The head of the U.N. nuclear watchdog said on Wednesday that Iran is fully cooperating with his agency, and that the assessment will not be damaged despite a two-week suspension.
/ Source: The Associated Press

Iran is fully cooperating with nuclear inspectors after barring scrutiny of its facilities for two weeks, the head of the U.N.’s nuclear watchdog agency said Wednesday at the White House after meeting with President Bush.

Still, Bush expressed concern about Iran’s program, said Mohamed ElBaradei, director of the International Atomic Energy Agency.

“My answer is that the jury is still out,” ElBaradei said. “We would like to continue to work hard on inspecting Iran before we come to a conclusion.”

After meeting with Bush for about 45 minutes, ElBaradei said he hoped he would have a more definitive assessment of Iran’s nuclear activities by June, when he is due to give his next report to the IAEA Board of Governors.

Iran suspended inspections last weekend after the U.N. agency adopted a resolution deploring recent discoveries of uranium enrichment equipment and other suspicious activities that Iran had failed to reveal. Iran’s top nuclear negotiator, Hasan Rowhani, had described the IAEA resolution as “unfair and deceitful.”

Though ElBaradei called the two-week suspension “regrettable” and “a bad precedent,” he said the inspection that was postponed was not time-sensitive and thus probably didn’t offer Iran an opportunity to hide anything. And now, he said, Iran is “back on track.”

U.N. inspectors are due to return to Iran on March 27.

Quest for nuclear energy?
“I think today Iran is cooperating fully,” ElBaradei said. “I expect them to be fully cooperative, to be fully transparent, to provide all information in the most detailed manner. ... We need 100 percent cooperation.”

Iran says its nuclear activities are designed to generate electricity. The Bush administration suspects Iran is developing nuclear weapons.

“There certainly is no reason why they need to have nuclear energy given all their vast oil and gas resources,” White House spokesman Scott McClellan said. “So we continue to have concerns about their behavior and about their nuclear program.”

ElBaradei seemed to endorse Bush’s recent call for a ban on allowing any additional countries to acquire the ability to enrich uranium or reprocess spent fuel for plutonium — even if the stated intent is to build civilian nuclear power facilities.

“We believe there is enough supply in the world that we do not like to see many other countries developing reprocessing capability, enrichment capability, provided that we provide assurance of supply,” ElBaradei said.
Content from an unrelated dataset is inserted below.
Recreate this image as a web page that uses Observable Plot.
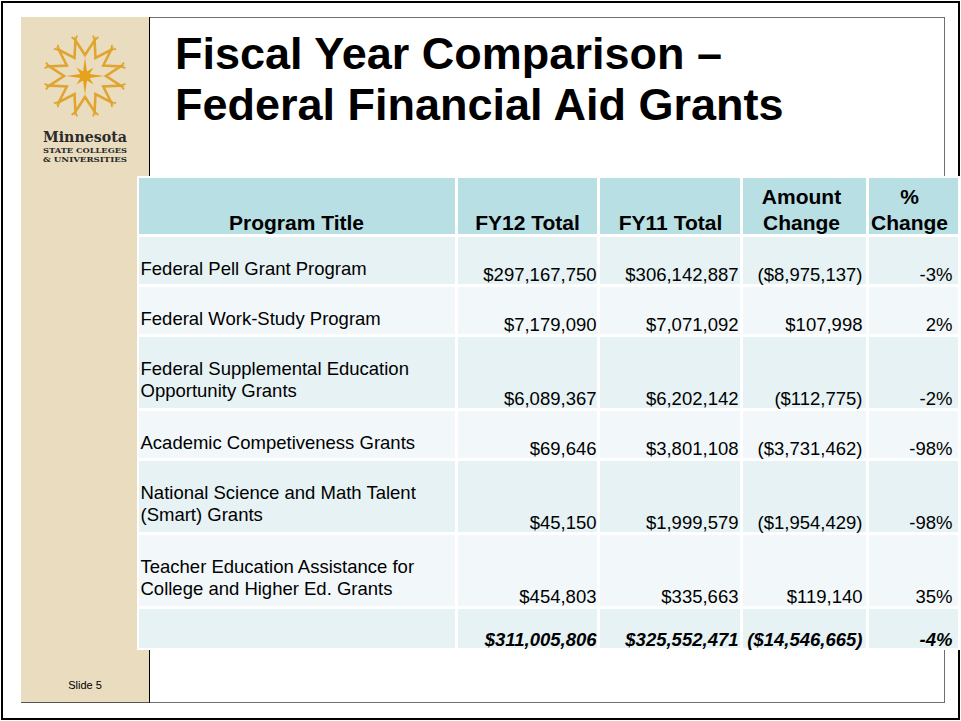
<!DOCTYPE html>
<html>
<head>
<meta charset="utf-8">
<script src="https://cdn.jsdelivr.net/npm/d3@7"></script>
<script src="https://cdn.jsdelivr.net/npm/@observablehq/plot@0.6"></script>
<style>
  html, body { margin: 0; padding: 0; background: #fff; }
  #slide { position: relative; width: 961px; height: 721px; overflow: hidden; font-family: "Liberation Sans", Arial, sans-serif; }
  .abs { position: absolute; box-sizing: border-box; }
  #plot svg { position: absolute; left: 0; top: 0; }
</style>
</head>
<body>
<div id="slide">
  <div class="abs" style="left:1px;top:1px;width:959px;height:719px;border:2px solid #000;"></div>
  <div class="abs" style="left:21px;top:17px;width:924px;height:686px;border:1px solid #6f6f6f;"></div>
  <div class="abs" style="left:21px;top:17px;width:129px;height:686px;background:#EADDBF;border-right:1px solid #000;border-bottom:1px solid #555;"></div>
  <svg class="abs" id="decor" width="961" height="721" style="left:0;top:0;"></svg>
  <div id="plot"></div>
</div>
<script>
// ---------- data ----------
const columns = ["Program Title", "FY12 Total", "FY11 Total", "Amount\nChange", "%\nChange"];
const programs = [
  "Federal Pell Grant Program",
  "Federal Work-Study Program",
  "Federal Supplemental Education\nOpportunity Grants",
  "Academic Competiveness Grants",
  "National Science and Math Talent\n(Smart) Grants",
  "Teacher Education Assistance for\nCollege and Higher Ed. Grants"
];
const fy12 = [297167750, 7179090, 6089367, 69646, 45150, 454803];
const fy11 = [306142887, 7071092, 6202142, 3801108, 1999579, 335663];
const amountChange = [-8975137, 107998, -112775, -3731462, -1954429, 119140];
const pctChange = [-3, 2, -2, -98, -98, 35];
const totalRow = [311005806, 325552471, -14546665, -4];

const slideTitle = ["Fiscal Year Comparison \u2013", "Federal Financial Aid Grants"];
const slideLabel = "Slide 5";
const logoText = ["Minnesota", "STATE COLLEGES", "& UNIVERSITIES"];

// ---------- formatting ----------
const comma = d3.format(",");
const money = v => v < 0 ? `($${comma(-v)})` : `$${comma(v)}`;
const pct = v => `${v}%`;

// ---------- layout (styling) ----------
const colEdges = [[139, 455], [458, 597], [600, 740], [743, 866], [869, 958]];
const headerCx = [296, 527, 670, 801, 909];
const numRight = [596, 738, 862, 952];
const header = {y1: 178, y2: 234};
let yCur = 237;
const rows = programs.map((p, i) => {
  const n = p.split("\n").length;
  const h = n > 1 ? 71 : 47;
  const r = {i, y1: yCur, y2: yCur + h};
  yCur += h + 3;
  return r;
});
const totalBand = {i: rows.length, y1: yCur, y2: yCur + 39};

const tableBg = [{x1: 137, x2: 960, y1: header.y1 - 2, y2: totalBand.y2 + 2}];
const cells = [];
colEdges.forEach(([x1, x2], c) => {
  cells.push({x1, x2, y1: header.y1, y2: header.y2, fill: "#B8DFE3"});
  [...rows, totalBand].forEach(r => {
    cells.push({x1, x2, y1: r.y1, y2: r.y2, fill: r.i % 2 === 0 ? "#E6F2F4" : "#F2F8FA"});
  });
});

const headerText = [];
columns.forEach((t, c) => {
  const lines = t.split("\n");
  lines.forEach((l, j) => headerText.push({x: headerCx[c], y: header.y2 - 11 - (lines.length - 1 - j) * 26, text: l}));
});

const titleText = [];
programs.forEach((p, i) => {
  p.split("\n").forEach((l, j) => titleText.push({x: 140, y: rows[i].y1 + 32 + j * 22, text: l}));
});

const numText = [];
programs.forEach((p, i) => {
  const vals = [money(fy12[i]), money(fy11[i]), money(amountChange[i]), pct(pctChange[i])];
  vals.forEach((v, c) => numText.push({x: numRight[c], y: rows[i].y2 - 9, text: v}));
});
const totalText = [money(totalRow[0]), money(totalRow[1]), money(totalRow[2]), pct(totalRow[3])]
  .map((v, c) => ({x: numRight[c], y: totalBand.y2 - 8, text: v}));

const font = "Liberation Sans, Arial, sans-serif";
const chart = Plot.plot({
  width: 961,
  height: 721,
  margin: 0,
  x: {type: "identity", axis: null},
  y: {type: "identity", axis: null},
  style: {background: "transparent", fontFamily: font},
  marks: [
    Plot.rect(tableBg, {x1: "x1", x2: "x2", y1: "y1", y2: "y2", fill: "#fff"}),
    Plot.rect(cells, {x1: "x1", x2: "x2", y1: "y1", y2: "y2", fill: d => d.fill}),
    Plot.text(headerText, {x: "x", y: "y", text: "text", textAnchor: "middle", fontSize: 21, fontWeight: "bold", fill: "#000"}),
    Plot.text(titleText, {x: "x", y: "y", text: "text", textAnchor: "start", fontSize: 18.5, fill: "#000"}),
    Plot.text(numText, {x: "x", y: "y", text: "text", textAnchor: "end", fontSize: 18.5, fill: "#000"}),
    Plot.text(totalText, {x: "x", y: "y", text: "text", textAnchor: "end", fontSize: 18.5, fontWeight: "bold", fontStyle: "italic", fill: "#000"})
  ]
});
document.getElementById("plot").appendChild(chart);

// ---------- decorations: logo, slide title, slide number ----------
const decor = d3.select("#decor");
const cx = 85, cy = 76, gold = "#E0A530";
// outer zigzag ring with forked tips
const nPeaks = 12, rOut = 37, rIn = 21;
const zig = [];
for (let k = 0; k < nPeaks * 2; k++) {
  const a = (k / (nPeaks * 2)) * 2 * Math.PI - Math.PI / 2;
  const r = k % 2 === 1 ? rOut : rIn;
  zig.push([cx + r * Math.cos(a), cy + r * Math.sin(a)]);
}
decor.append("path").attr("d", "M" + zig.map(p => p.join(",")).join("L") + "Z")
  .attr("fill", "none").attr("stroke", gold).attr("stroke-width", 2.6).attr("stroke-linejoin", "miter");
for (let k = 0; k < nPeaks; k++) {
  const a = ((2 * k + 1) / (nPeaks * 2)) * 2 * Math.PI - Math.PI / 2;
  const px = cx + rOut * Math.cos(a), py = cy + rOut * Math.sin(a);
  [-1, 1].forEach(s => {
    const b = a + s * 0.6;
    decor.append("line").attr("x1", px).attr("y1", py)
      .attr("x2", px + 5 * Math.cos(b)).attr("y2", py + 5 * Math.sin(b))
      .attr("stroke", gold).attr("stroke-width", 1.8);
  });
}
// inner star
const star = [];
for (let k = 0; k < 16; k++) {
  const a = (k / 16) * 2 * Math.PI - Math.PI / 2;
  const r = k % 2 === 1 ? 5 : (k % 4 === 0 ? 19 : 12);
  star.push([cx + r * Math.cos(a), cy + r * Math.sin(a)]);
}
decor.append("path").attr("d", "M" + star.map(p => p.join(",")).join("L") + "Z").attr("fill", "#E3A11C");

decor.append("text").attr("x", 43).attr("y", 142).attr("textLength", 84).attr("lengthAdjust", "spacingAndGlyphs")
  .attr("font-family", "DejaVu Serif, serif").attr("font-weight", "bold").attr("font-size", 14).attr("fill", "#2b2b2b").text(logoText[0]);
decor.append("text").attr("x", 43).attr("y", 153).attr("textLength", 84).attr("lengthAdjust", "spacingAndGlyphs")
  .attr("font-family", "DejaVu Serif, serif").attr("font-weight", "bold").attr("font-size", 8).attr("fill", "#2b2b2b").text(logoText[1]);
decor.append("text").attr("x", 43).attr("y", 162).attr("textLength", 84).attr("lengthAdjust", "spacingAndGlyphs")
  .attr("font-family", "DejaVu Serif, serif").attr("font-weight", "bold").attr("font-size", 8).attr("fill", "#2b2b2b").text(logoText[2]);

slideTitle.forEach((t, j) => {
  decor.append("text").attr("x", 175).attr("y", 69 + j * 51)
    .attr("font-family", font).attr("font-weight", "bold").attr("font-size", 45).attr("fill", "#000").text(t);
});
decor.append("text").attr("x", 85).attr("y", 689).attr("text-anchor", "middle")
  .attr("font-family", font).attr("font-size", 11).attr("fill", "#000").text(slideLabel);
</script>
</body>
</html>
U.S.-IAEA work on relationship
His White House visit came after Bush gave a speech at the National Defense University last month in which the president singled out the IAEA for criticism. Bush called for the creation of a special committee to focus on safeguards and verification and to ensure that nations comply with international obligations, and he complained that nations such as Iran have been allowed to sit on the IAEA board of governors.

The agency is seen as ineffective by many in the administration who cite its failure to stop weapons programs in Libya, North Korea and other countries.

Separately, ElBaradei said he was pleased with what he has heard during his Washington stay on the intelligence the United States is willing to provide the inspectors. At a meeting Tuesday with CIA Director George Tenet, he said he received “assurance that the agency will get as much intelligence as we can get from the CIA and other intelligence agencies.”

“We all understand that we need intelligence, we need resources, we need technology for us to do a good job,” he said.